You get the idea (because this list could go on for days!).

So in the spirit of the season, I’d like to share some thoughts on how to deal with all the rejection and find ways to turn them around into more positive experiences.

For example, I do get that not everyone is born with a thick skin and it’s hard—really hard—to separate and think of the rejection and no’s as something separate from you as a person. But the key to success and happiness is developing something of a thick skin and understanding that all the rejections are not about you the person (or sometimes even your ideas), but more about other things that you have little control over.

You cannot control budgets or funding so when you’re told no about those things that truly has nothing at all to do with you or your ideas. At that point you then have to make hard decisions about what is important to you and hwo much you are willing and able to pay out of pocket to participate in those events and more importantly, how much that actually may matter to your development as a scholar.

Another example, most grants—both internal and external—have funding rates in the single digits. Let me say that again: SINGLE DIGITS. Those are extraordinary odds. Thus, it more common to be not get funded so it may be helpful to approach those as pre-writing experiences for other projects (i.e., drafts of other manuscripts, drafts of future grants, opportunities to fine-tune your objectives and aims for different grant opportunities). Shifting your own mindset is a useful strategy for preparing for eventual outcomes.

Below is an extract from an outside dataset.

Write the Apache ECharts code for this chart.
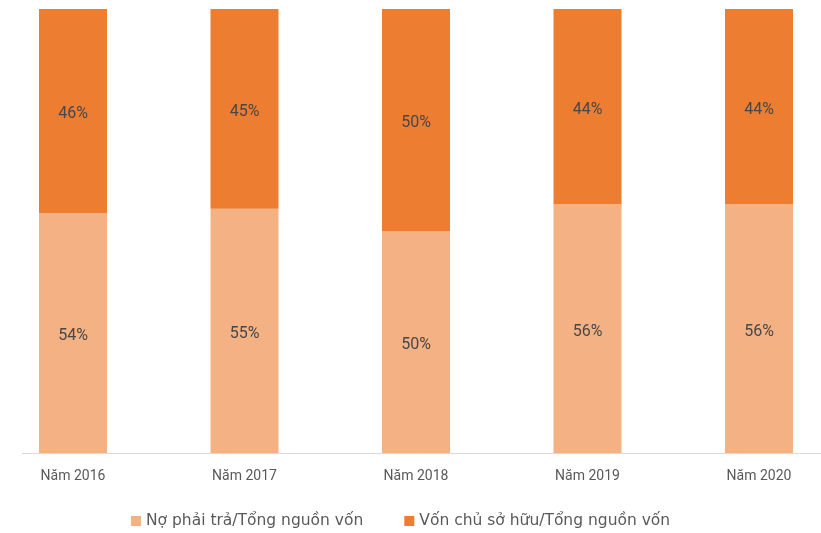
<!DOCTYPE html>
<html>
<head>
<meta charset="utf-8">
<script src="https://cdn.jsdelivr.net/npm/echarts@6/dist/echarts.min.js"></script>
<style>
  html, body { margin: 0; padding: 0; background: #ffffff; }
  #chart { width: 821px; height: 533px; }
</style>
</head>
<body>
<div id="chart"></div>
<script>
// Cơ cấu nguồn vốn theo năm (%)
const categories = ['Năm 2016', 'Năm 2017', 'Năm 2018', 'Năm 2019', 'Năm 2020'];
const debtRatio = [54, 55, 50, 56, 56];      // Nợ phải trả/Tổng nguồn vốn
const equityRatio = [46, 45, 50, 44, 44];    // Vốn chủ sở hữu/Tổng nguồn vốn
const seriesNames = ['Nợ phải trả/Tổng nguồn vốn', 'Vốn chủ sở hữu/Tổng nguồn vốn'];

const FONT = 'Roboto, "Noto Sans", sans-serif';
const LEGEND_FONT = '"DejaVu Sans", "Noto Sans", sans-serif';

const chart = echarts.init(document.getElementById('chart'), null, { renderer: 'canvas' });

const labelStyle = {
  show: true,
  position: 'inside',
  offset: [0, 3],
  formatter: p => p.value + '%',
  color: '#474747',
  fontSize: 16,
  fontFamily: FONT
};

chart.setOption({
  animation: false,
  backgroundColor: '#ffffff',
  grid: {
    left: -12.75, width: 857.5, top: 9, bottom: 80,
    containLabel: false,
    outerBoundsMode: 'none'
  },
  legend: {
    left: 131,
    top: 513,
    padding: 0,
    itemWidth: 10,
    itemHeight: 10,
    itemGap: 41,
    icon: 'rect',
    textStyle: { color: '#595959', fontSize: 15.5, fontFamily: LEGEND_FONT },
    data: seriesNames
  },
  xAxis: {
    type: 'category',
    data: categories,
    axisLine: { show: false },
    axisTick: { show: false },
    axisLabel: { color: '#595959', fontSize: 14, fontFamily: FONT, margin: 16 }
  },
  yAxis: {
    type: 'value',
    min: 0,
    max: 100,
    show: false,
    splitLine: { show: false }
  },
  graphic: [{
    type: 'line',
    shape: { x1: 22, y1: 453.5, x2: 821, y2: 453.5 },
    style: { stroke: '#d9d9d9', lineWidth: 1 },
    z: 10
  }],
  series: [
    {
      name: seriesNames[0],
      type: 'bar',
      stack: 'total',
      barWidth: 68,
      data: debtRatio,
      itemStyle: { color: '#F4B183' },
      label: labelStyle
    },
    {
      name: seriesNames[1],
      type: 'bar',
      stack: 'total',
      barWidth: 68,
      data: equityRatio,
      itemStyle: { color: '#ED7D31' },
      label: labelStyle
    }
  ]
});
</script>
</body>
</html>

Abstracts and proposals for conferences or special issues or edited collections are something of crap shoot. So many factors are at play when you submit those, and I would encourage you to think through why you’re submitting and what you’re submitting from the outset that way you’re minimizing any sort of rejection backlash.

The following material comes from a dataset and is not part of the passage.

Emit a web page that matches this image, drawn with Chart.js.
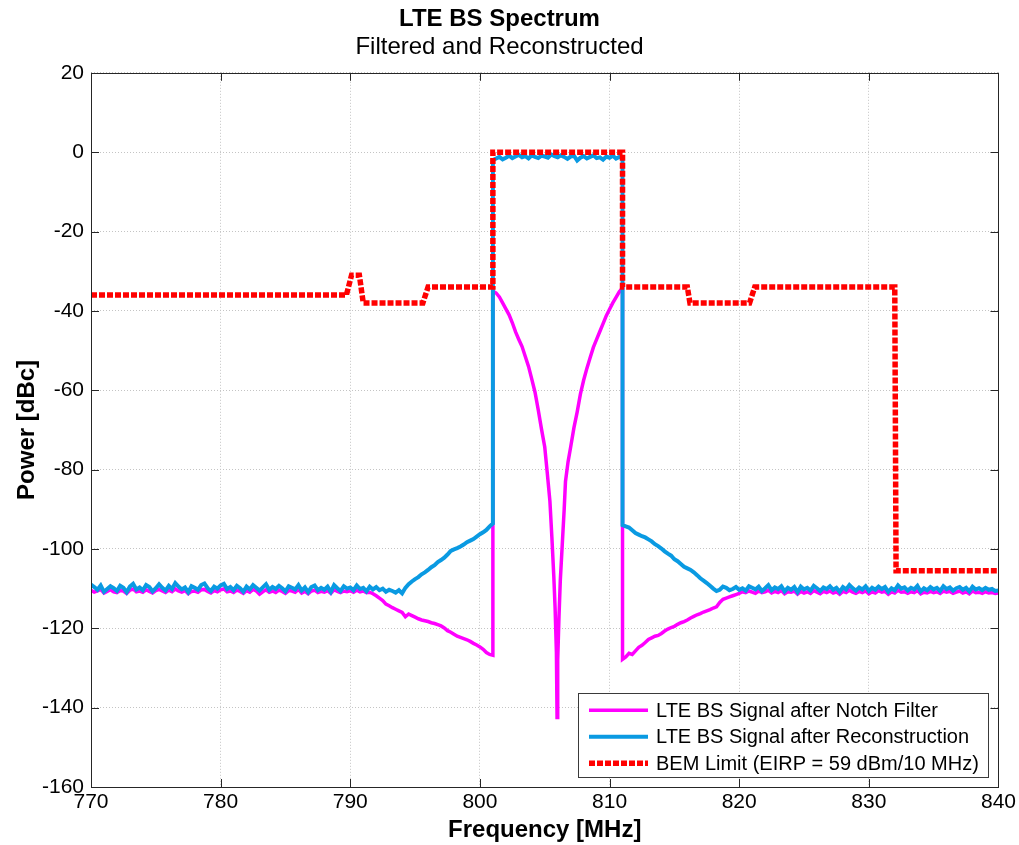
<!DOCTYPE html>
<html>
<head>
<meta charset="utf-8">
<title>LTE BS Spectrum</title>
<script src="https://cdn.jsdelivr.net/npm/chart.js@4.4.1/dist/chart.umd.min.js"></script>
<style>
  html, body { margin: 0; padding: 0; background: #fff; }
  #wrap { width: 1019px; height: 845px; }
</style>
</head>
<body>
<div id="wrap"><canvas id="spectrum-chart"></canvas></div>
<script>
// frequency axis [MHz] and power axis [dBc]
const freqTicks = [770, 780, 790, 800, 810, 820, 830, 840];
const powerTicks = [20, 0, -20, -40, -60, -80, -100, -120, -140, -160];

// sampled traces: one value every 0.25 MHz, segments split at the channel edges
const sampleStep = 0.25;
const leftStart = 770;   // 770 .. 801 MHz
const midStart = 801;    // 801 .. 811 MHz
const rightStart = 811;  // 811 .. 840 MHz

const notchLeft = [
    -110.4, -110.9, -110.6, -110.2, -111.1, -110.7, -110.3, -110.8,
    -111.0, -110.5, -110.6, -111.2, -110.4, -110.1, -110.8, -110.6,
    -110.9, -110.3, -110.7, -111.1, -110.5, -110.2, -110.6, -111.0,
    -110.4, -110.8, -110.1, -110.6, -110.9, -110.5, -111.3, -110.7,
    -110.6, -110.9, -110.3, -110.2, -110.7, -111.1, -110.5, -110.8,
    -110.3, -110.1, -110.8, -110.6, -111.0, -110.4, -110.7, -111.2,
    -110.5, -110.9, -110.2, -110.6, -111.4, -110.8, -110.3, -110.9,
    -110.6, -111.0, -110.4, -110.7, -111.2, -110.5, -110.6, -110.9,
    -110.2, -111.1, -110.7, -111.3, -110.6, -110.4, -111.0, -110.7,
    -110.9, -110.5, -111.2, -110.3, -110.7, -111.0, -110.6, -110.8,
    -110.5, -110.9, -110.4, -110.8, -110.6, -111.0, -110.9, -111.3,
    -111.8, -112.4, -113.0, -113.9, -114.3, -114.8, -115.2, -115.6,
    -116.0, -117.1, -116.4, -116.8, -117.2, -117.6, -117.9, -118.1,
    -118.3, -118.6, -118.8, -119.1, -119.4, -119.9, -120.6, -121.0,
    -121.5, -122.0, -122.3, -122.6, -122.9, -123.3, -123.8, -124.2,
    -124.7, -125.3, -126.1, -126.6,
    -126.8
];

// notch region is sampled unevenly around the 806 MHz null
const notchMidFreq = [
    801.0, 801.25, 801.5, 801.75, 802.0, 802.25, 802.5, 802.75, 803.0, 803.25,
    803.5, 803.75, 804.0, 804.25, 804.5, 804.75, 805.0, 805.2, 805.4, 805.55,
    805.7, 805.8, 805.9, 805.95, 806.0, 806.1, 806.2, 806.35, 806.5, 806.6,
    806.8, 807.0, 807.25, 807.5, 807.75, 808.0, 808.25, 808.5, 808.75, 809.0,
    809.25, 809.5, 809.75, 810.0, 810.25, 810.5, 810.75, 811.0
];
const notchMid = [
    -35.0, -35.5, -36.5, -38.0, -39.5, -41.0, -43.0, -45.3, -47.2, -49.0,
    -51.5, -54.0, -57.2, -60.5, -65.0, -69.8, -74.3, -81.0, -88.0, -97.0,
    -107.0, -115.0, -126.0, -142.5, -128.0, -117.0, -108.0, -99.0, -90.0, -83.0,
    -78.0, -74.3, -69.5, -65.5, -61.0, -57.5, -54.5, -51.8, -49.2, -47.2,
    -45.2, -43.2, -41.2, -39.6, -38.0, -36.6, -35.2, -34.2
];

const notchRight = [
    -127.8, -127.2, -126.3, -126.6, -125.7, -124.8, -124.3, -123.6,
    -122.8, -122.4, -122.0, -121.8, -121.3, -120.7, -120.2, -119.8,
    -119.5, -119.0, -118.6, -118.3, -117.9, -117.4, -117.0, -116.6,
    -116.3, -115.9, -115.6, -115.3, -114.9, -114.6, -113.5, -112.7,
    -112.4, -112.1, -111.8, -111.5, -111.2, -110.8, -111.0, -110.6,
    -110.9, -111.2, -110.6, -111.0, -110.8, -110.4, -111.1, -110.7,
    -111.0, -110.5, -111.3, -110.8, -110.9, -110.6, -111.4, -110.7,
    -111.1, -110.8, -111.2, -110.5, -110.9, -111.3, -110.7, -111.0,
    -110.6, -111.1, -110.8, -111.4, -110.7, -111.0, -110.4, -110.9,
    -111.2, -110.7, -111.0, -110.6, -111.3, -110.8, -111.1, -110.5,
    -110.9, -110.7, -111.4, -110.8, -111.1, -110.4, -110.9, -110.8,
    -111.2, -110.8, -111.0, -110.5, -111.3, -110.9, -111.1, -110.7,
    -111.0, -110.8, -111.2, -110.6, -110.9, -110.7, -111.2, -110.9,
    -110.6, -111.1, -110.8, -111.3, -110.6, -111.0, -110.9, -111.2,
    -110.8, -111.1, -111.0, -111.2,
    -111.1
];

const reconLeft = [
    -109.0, -109.6, -110.3, -109.2, -110.8, -110.1, -109.4, -109.9,
    -110.6, -109.3, -109.8, -110.9, -109.5, -108.8, -110.2, -109.7,
    -110.4, -109.1, -109.6, -110.7, -109.9, -108.9, -109.8, -110.5,
    -109.3, -110.1, -108.6, -109.5, -110.2, -109.7, -110.9, -109.4,
    -109.8, -110.3, -109.1, -108.7, -109.9, -110.6, -109.5, -110.0,
    -109.2, -108.8, -110.1, -109.6, -110.4, -109.3, -109.9, -110.8,
    -109.5, -110.2, -109.1, -109.8, -110.5, -109.7, -108.9, -110.3,
    -109.6, -110.1, -109.3, -109.9, -110.7, -109.4, -109.8, -110.2,
    -109.1, -110.5, -109.7, -110.9, -109.6, -109.2, -110.4, -109.8,
    -110.3, -109.5, -110.8, -109.1, -109.9, -110.6, -109.4, -110.0,
    -109.7, -110.4, -109.2, -110.1, -109.8, -110.7, -109.5, -110.2,
    -109.6, -110.4, -110.0, -110.8, -110.3, -110.6, -111.0, -110.4,
    -111.2, -109.8, -108.9, -108.2, -107.6, -107.1, -106.4, -105.9,
    -105.3, -104.6, -104.1, -103.3, -102.8, -102.2, -101.4, -100.5,
    -100.1, -99.8, -99.4, -98.9, -98.3, -97.9, -97.5, -96.9,
    -96.3, -95.8, -95.2, -94.3,
    -93.6
];

const reconMid = [
    -2.0, -1.6, -1.2, -1.8, -1.4, -0.9, -1.5, -1.1,
    -0.7, -1.3, -1.0, -1.6, -0.8, -1.2, -1.5, -0.9,
    -1.1, -1.4, -0.6, -1.0, -1.3, -0.8, -1.2, -1.7,
    -1.1, -0.9, -2.1, -1.4, -1.0, -1.6, -1.2, -0.8,
    -1.5, -1.3, -1.9, -1.1, -1.4, -0.9, -1.6, -1.2,
    -1.5
];

const reconRight = [
    -94.0, -94.3, -94.6, -95.3, -96.0, -96.4, -96.8, -97.1,
    -97.6, -98.1, -98.8, -99.3, -99.9, -100.6, -101.2, -101.7,
    -102.6, -103.1, -103.8, -104.5, -104.9, -105.3, -105.9, -106.6,
    -107.4, -108.0, -108.6, -109.3, -110.0, -110.6, -110.3, -109.5,
    -109.8, -110.4, -110.1, -109.6, -110.3, -109.9, -110.5, -109.4,
    -109.8, -110.2, -109.5, -110.6, -109.9, -109.1, -110.4, -109.7,
    -110.1, -109.4, -110.7, -109.8, -110.3, -109.6, -110.9, -109.5,
    -110.2, -109.8, -110.5, -109.3, -109.9, -110.6, -109.7, -110.1,
    -109.4, -110.3, -109.8, -110.8, -109.6, -110.2, -109.1, -109.9,
    -110.5, -109.7, -110.2, -109.4, -110.6, -109.8, -110.3, -109.5,
    -110.1, -109.6, -110.8, -109.9, -110.4, -109.2, -110.0, -109.7,
    -110.5, -109.8, -110.2, -109.3, -110.7, -109.9, -110.4, -109.6,
    -110.2, -109.8, -110.6, -109.4, -110.1, -109.7, -110.5, -109.9,
    -109.6, -110.3, -109.8, -110.7, -109.5, -110.2, -109.9, -110.4,
    -109.8, -110.3, -110.1, -110.6,
    -110.5
];

// block edge mask corner points
const bemFreq = [770, 789.7, 790.1, 790.7, 791.0, 795.6, 796.0, 801.0, 801.0,
    811.0, 811.0, 816.0, 816.2, 820.8, 821.2, 832.0, 832.1, 840];
const bemLimit = [-36, -36, -31, -31, -38, -38, -34, -34, 0,
    0, -34, -34, -38, -38, -34, -34, -105.5, -105.5];

const FONT = "'Liberation Sans', Arial, Helvetica, sans-serif";
Chart.defaults.font.family = FONT;
Chart.defaults.color = "#000";

function evenPoints(start, values) {
    return values.map((v, i) => ({ x: start + i * sampleStep, y: v }));
}
function pairPoints(xs, ys) {
    return xs.map((x, i) => ({ x: x, y: ys[i] }));
}

const notchData = [].concat(
    evenPoints(leftStart, notchLeft),
    pairPoints(notchMidFreq, notchMid),
    evenPoints(rightStart, notchRight)
);
const reconData = [].concat(
    evenPoints(leftStart, reconLeft),
    evenPoints(midStart, reconMid),
    evenPoints(rightStart, reconRight)
);
const bemData = pairPoints(bemFreq, bemLimit);

// matlab style box with inward tick marks
const axesBox = {
    id: "axesBox",
    afterDatasetsDraw(chart) {
        const { ctx, chartArea: a, scales } = chart;
        const len = 8;
        ctx.save();
        ctx.strokeStyle = "#262626";
        ctx.lineWidth = 1;
        ctx.beginPath();
        freqTicks.forEach((f) => {
            const x = Math.round(scales.x.getPixelForValue(f)) + 0.5;
            ctx.moveTo(x, a.bottom); ctx.lineTo(x, a.bottom - len);
            ctx.moveTo(x, a.top); ctx.lineTo(x, a.top + len);
        });
        powerTicks.forEach((p) => {
            const y = Math.round(scales.y.getPixelForValue(p)) + 0.5;
            ctx.moveTo(a.left, y); ctx.lineTo(a.left + len, y);
            ctx.moveTo(a.right, y); ctx.lineTo(a.right - len, y);
        });
        ctx.stroke();
        ctx.strokeRect(Math.round(a.left) + 0.5, Math.round(a.top) + 0.5,
            Math.round(a.right - a.left), Math.round(a.bottom - a.top));
        ctx.restore();
    }
};

// legend box in the lower right corner of the axes
const boxLegend = {
    id: "boxLegend",
    afterDraw(chart) {
        const { ctx, chartArea: a } = chart;
        const sets = chart.data.datasets;
        const rowH = 26.5;
        const lineLen = 59;
        ctx.save();
        ctx.font = "20px " + FONT;
        const textW = Math.max(...sets.map((d) => ctx.measureText(d.label).width));
        const w = Math.round(11 + lineLen + 8 + textW + 9);
        const h = Math.round(rowH * sets.length + 4);
        const right = Math.round(a.right) - 10;
        const bottom = Math.round(a.bottom) - 10;
        const left = right - w;
        const top = bottom - h;
        ctx.fillStyle = "#fff";
        ctx.fillRect(left, top, w, h);
        ctx.strokeStyle = "#3a3a3a";
        ctx.lineWidth = 1;
        ctx.strokeRect(left + 0.5, top + 0.5, w, h);
        sets.forEach((d, i) => {
            const y = top + 4 + rowH * (i + 0.5);
            ctx.beginPath();
            ctx.strokeStyle = d.borderColor;
            ctx.lineWidth = d.borderWidth;
            ctx.setLineDash(d.borderDash || []);
            ctx.moveTo(left + 11, y);
            ctx.lineTo(left + 11 + lineLen, y);
            ctx.stroke();
            ctx.setLineDash([]);
            ctx.fillStyle = "#000";
            ctx.textBaseline = "middle";
            ctx.textAlign = "left";
            ctx.fillText(d.label, left + 11 + lineLen + 8, y + 1);
        });
        ctx.restore();
    }
};

const spectrumChart = new Chart(document.getElementById("spectrum-chart"), {
    type: "line",
    data: {
        datasets: [
            {
                label: "LTE BS Signal after Notch Filter",
                data: notchData,
                borderColor: "#FF00FF",
                borderWidth: 3.5,
                pointRadius: 0,
                tension: 0,
                order: 3,
            },
            {
                label: "LTE BS Signal after Reconstruction",
                data: reconData,
                borderColor: "#0A9AE2",
                borderWidth: 4,
                pointRadius: 0,
                tension: 0,
                order: 2,
            },
            {
                label: "BEM Limit (EIRP = 59 dBm/10 MHz)",
                data: bemData,
                borderColor: "#FF0000",
                borderWidth: 5.5,
                borderDash: [6, 2],
                pointRadius: 0,
                tension: 0,
                order: 1,
            },
        ],
    },
    options: {
        responsive: true,
        maintainAspectRatio: false,
        animation: false,
        events: [],
        layout: { padding: { left: 0, right: 20, top: 0, bottom: 0 } },
        plugins: {
            legend: { display: false },
            tooltip: { enabled: false },
            title: {
                display: true,
                text: "LTE BS Spectrum",
                font: { size: 24, weight: "bold", lineHeight: 1.1 },
                padding: { top: 6, bottom: 1 },
            },
            subtitle: {
                display: true,
                text: "Filtered and Reconstructed",
                color: "#000",
                font: { size: 24, weight: "normal", lineHeight: 1.1 },
                padding: { top: 1, bottom: 12 },
            },
        },
        scales: {
            x: {
                type: "linear",
                min: 770,
                max: 840,
                afterBuildTicks: (scale) => { scale.ticks = freqTicks.map((v) => ({ value: v })); },
                ticks: { font: { size: 21 }, padding: 3, maxRotation: 0 },
                grid: { color: "#c4c4c4", lineWidth: 1, drawTicks: false },
                border: { display: false, dash: [1, 2] },
                title: {
                    display: true,
                    text: "Frequency [MHz]",
                    font: { size: 24, weight: "bold", lineHeight: 1.1 },
                    padding: { top: 0, bottom: 1 },
                },
                afterFit: (scale) => { scale.height = 58; },
            },
            y: {
                type: "linear",
                min: -160,
                max: 20,
                afterBuildTicks: (scale) => { scale.ticks = powerTicks.map((v) => ({ value: v })); },
                ticks: { font: { size: 21 }, padding: 7 },
                grid: { color: "#c4c4c4", lineWidth: 1, drawTicks: false },
                border: { display: false, dash: [1, 2] },
                title: {
                    display: true,
                    text: "Power [dBc]",
                    font: { size: 24, weight: "bold", lineHeight: 1.1 },
                    padding: { top: 14, bottom: 0 },
                },
                afterFit: (scale) => { scale.width = 91; },
            },
        },
    },
    plugins: [axesBox, boxLegend],
});
</script>
</body>
</html>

One does not have to attend every conference. There is an expectation that you participate in the national conferences in the field, but senior faculty are also aware of the oddities of reviews. (But in technical and professional communication we have enough conferences that there is no way you can’t consistently participate in at least one of them. So you need to pick one or two and start to call it your own and become active. More on that in another post!)

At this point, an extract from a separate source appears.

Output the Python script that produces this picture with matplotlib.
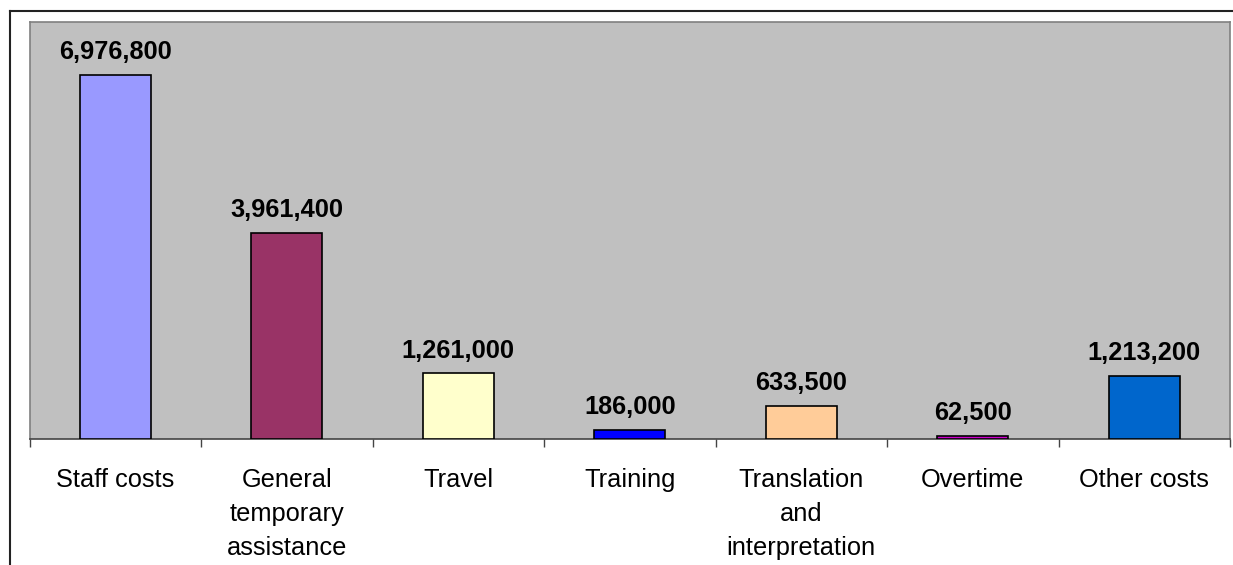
import matplotlib.pyplot as plt
from matplotlib.lines import Line2D
import numpy as np

plt.rcParams['font.family'] = ['Liberation Sans', 'DejaVu Sans']

categories = ["Staff costs", "General\ntemporary\nassistance", "Travel", "Training",
              "Translation\nand\ninterpretation", "Overtime", "Other costs"]
amounts = [6976800, 3961400, 1261000, 186000, 633500, 62500, 1213200]
colors = ["#9999FF", "#993366", "#FFFFCC", "#0000FF", "#FFCC99", "#CC00CC", "#0066CC"]

W, H = 1233, 565
fig = plt.figure(figsize=(W / 100, H / 100), dpi=100)
ax = fig.add_axes([29.5 / W, 1 - 439.3 / H, (1230 - 29.5) / W, (439.3 - 21.7) / H])
ax.set_facecolor("#C0C0C0")

x = np.arange(len(categories))
ax.bar(x, amounts, width=0.415, color=colors, edgecolor="black", linewidth=1.2, zorder=3)

for xi, v in zip(x, amounts):
    ax.annotate(f"{v:,}", (xi, v), xytext=(0, 11.5), textcoords="offset points",
                ha="center", va="baseline", fontsize=18.3, fontweight="bold")

ax.set_xlim(-0.5, len(categories) - 0.5)
ax.set_ylim(0, 8000000)
ax.set_yticks([])

# labels sit at the bar centres, ticks mark the category boundaries
ax.set_xticks(x)
ax.set_xticklabels(categories, fontsize=18.3, linespacing=1.52)
ax.tick_params(axis="x", which="major", length=0, pad=21)
ax.set_xticks(np.arange(len(categories) + 1) - 0.5, minor=True)
ax.tick_params(axis="x", which="minor", length=6, width=1, color="#444444", direction="out")

for side in ("top", "right", "left"):
    ax.spines[side].set_color("#808080")
    ax.spines[side].set_linewidth(1.2)
ax.spines["bottom"].set_color("#444444")
ax.spines["bottom"].set_linewidth(1.2)

# chart frame, partly cut off at the bottom and right
fig.add_artist(Line2D([10 / W, 10 / W], [0, 1 - 11 / H], color="#222222", linewidth=1.5))
fig.add_artist(Line2D([10 / W, 1], [1 - 11 / H, 1 - 11 / H], color="#222222", linewidth=1.5))

fig.savefig("out.png", dpi=100)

As far as the impulse to submit to every call for a special issue or edited collection, there are many—and split opinions—on this. I fall into the camp that you should only submit a proposal if it’s an area that you’re already working in and that you have a background in. This way you have something more substantial to draw on and you increase your chances of acceptance because you can write a stronger proposal.

Finally, as far as articles (and books), the publishing process is difficult and not for the faint of heart. There’s no way around that. Does it need to be improved? Hell yes. But until the time comes that the field can address some of those more systemic and structural problems, I can only tell you that when you get reviews read them and then let them sit. They need to sit for as long as it takes for you to be able to come back to them with a disconnected eye, that is, the time when it’s not so personal. When you come back to them, try to separate out any tone and then re-write what you think is valuable that you can try and incorporate into the revision. (Keep a separate list of what you’re not going to change.) All criticisms make a manuscript better because they force you to see your work in different ways. The key is finding the space to see the work differently. And therein lies the rub. Asking others to help read and interpret comments is also useful, particularly when you’re being asked to read long lists of new material.

As someone who has been fortunate and honored to be asked to review quite a bit, I can assure you that when I write a review, I’m not writing my review to you. I’m trying real hard to engage with the ideas so that my comments can improve those. I get that it’s a fine line between the ideas and the person, but it is a whole lot easier to deal with the season of rejection if you come with strategies for separating the two.

Let me just close by paying it forward with some sage advice I was once given. (Thank you and much love to Paul Heilker!) He told me and I have repeated this many times:

Believe in yourself and believe in your work.

When you can do these two things, dealing with criticism and no’s and rejection becomes much easier. How you ask? Because when you believe in yourself you know that you have the ability to do good work and to be a good colleague and to be a good teacher. The rest just follows.